Malgré la diversité de leurs trajectoires, ces dirigeants politiques présentent des traits communs, qu’a rappelée Elise Massicard, co-organisatrice de la manifestation. Certains de ces traits sont bien connus, comme leur posture « anti-establishment », qui les conduit à opposer le peuple sain, dont ils se disent les porte-parole, aux élites corrompues, qu’ils combattent, ou comme leur tendance à désigner un ennemi, intérieur ou extérieur, qui menace la société. La chercheuse met l’accent sur d’autres aspects intéressants. Sur le plan idéologique, ils partagent une même nostalgie de la grandeur passée, celles de l’empire soviétique pour Poutine et de l’empire ottoman pour Erdogan. Sur le plan politique, ils entretiennent d’étroites relations avec les milieux d’affaires. Sur le plan social, ils expriment les mutations socio-économiques associés à la mondialisation.

Les traits communs du populisme

Christophe Jaffrelot, l’autre co-organisateur du colloque, insiste sur le « populisme » de ces chefs d’Etat ou de gouvernement – une notion que plusieurs chercheurs rejettent parce qu’ils la jugent trop vague ou trop ambiguë mais que certains estiment éclairante dès le moment où elle est clairement définie par ses utilisateurs. Selon cette clé de lecture, les régimes « populistes » ont en commun plusieurs caractéristiques. La première est que le leader y est doté d’une légitimité supérieure aux institutions, le vote populaire l’emportant sur la force du droit. La deuxième est la disqualification du pluralisme dans un système où le peuple s’incarne dans un homme. La troisième, déjà évoquée, est précisément la personnalisation du pouvoir. La quatrième est le rôle prépondérant de la communication politique, renforcé aujourd’hui par le poids des réseaux sociaux et la puissance de l’image. La plupart des hommes forts qui illustrent l’actuelle vague de dé-démocratisation répondent à ces critères.

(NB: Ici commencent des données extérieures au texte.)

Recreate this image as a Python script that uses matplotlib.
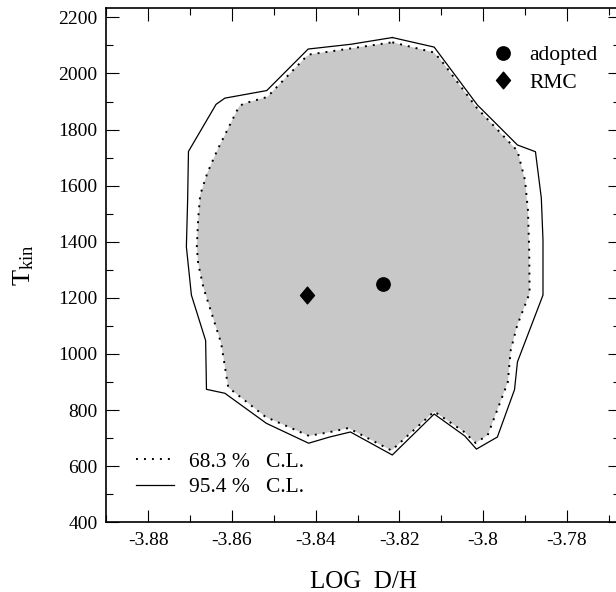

La liste de ces hommes forts est longue. Outre les quelques noms cités plus haut, qui posent notamment la question de savoir comment les « nouveaux démagogues », pour reprendre le sous-titre du colloque, parviennent à se maintenir au pouvoir après l’avoir conquis par la démagogie, elle inclut évidemment Donald Trump, à propos duquel Lauric Henneton (Université Versailles-Saint-Quentin en Yvelines) forge le concept de « trumpulisme » en se demandant si celui-ci est pour les Etats-Unis un « péril » ou une « parenthèse ». Des personnages moins connus en Occident figurent aussi dans la liste, comme le Philippin Rodrigo Duterte, le Thaïlandais Thaksin Shinawatra, le Sri-Lankais Mahinda Rajapaksa ou le Pakistanais Imran Kahn, dont l’exemple montre que l’Asie n’est pas exonérée de la tentation du populisme autoritaire – ce que confirme la situation de Narendra Modi en Inde, dont Christophe Jaffrelot souligne la capacité de rester lié au peuple et de demeurer, une fois au pouvoir, le défenseur des pauvres.

Le Japon et Israël

On s’arrêtera pour finir sur deux cas particuliers, rarement étudiés sous cet angle, ceux de Shinzo Abe au Japon et de Benyamin Netanyahou en Israël. Avec l’arrivée de Shinzo Abe au poste de premier ministre, d’abord de 2006 à 2007, puis en 2012, explique Xavier Mellet (Université de Waseda), la vie politique au Japon a complètement changé. Shinzo Abe est devenu le premier ministre le plus puissant de l’histoire du pays contre la tradition politique qui donnait au chef du gouvernement un rôle relativement effacé au sein d’un système collégial dominé par les factions. La présidentialisation des institutions a conduit à un renforcement de l’exécutif, dont le premier bénéficiaire a été le premier ministre Junichiro Koizumi. Son héritier, Shinzo Abe, a notamment désidéologisé le discours politique et imposé un nouveau style de communication, servi par le faible contre-pouvoir des médias japonais.

En Israël, selon Samy Cohen (Sciences Po), le pouvoir a su « dé-démocratiser sans le dire ». Depuis l’échec du processus de paix, il n’a cessé de dériver vers la droite puis vers l’extrême-droite. Il exclut désormais la formation d’un Etat palestinien et va jusqu’à envisager l’annexion de la Cisjordanie, convaincu que « les Palestiniens ne sont pas dignes de foi », que « la gauche s’est trompée et nous a trompés », que « la paix, ça ne marche pas ». Le gouvernement Nétanyahou a pris pour cibles les ONG spécialisées dans les droits de l’homme, comme en Hongrie, ainsi que les Arabes d’Israël, mis au ban par la loi sur l’Etat-nation, et la Cour suprême. Les droits de l’homme sont déconsidérés tandis que grandit « la haine de l’autre ».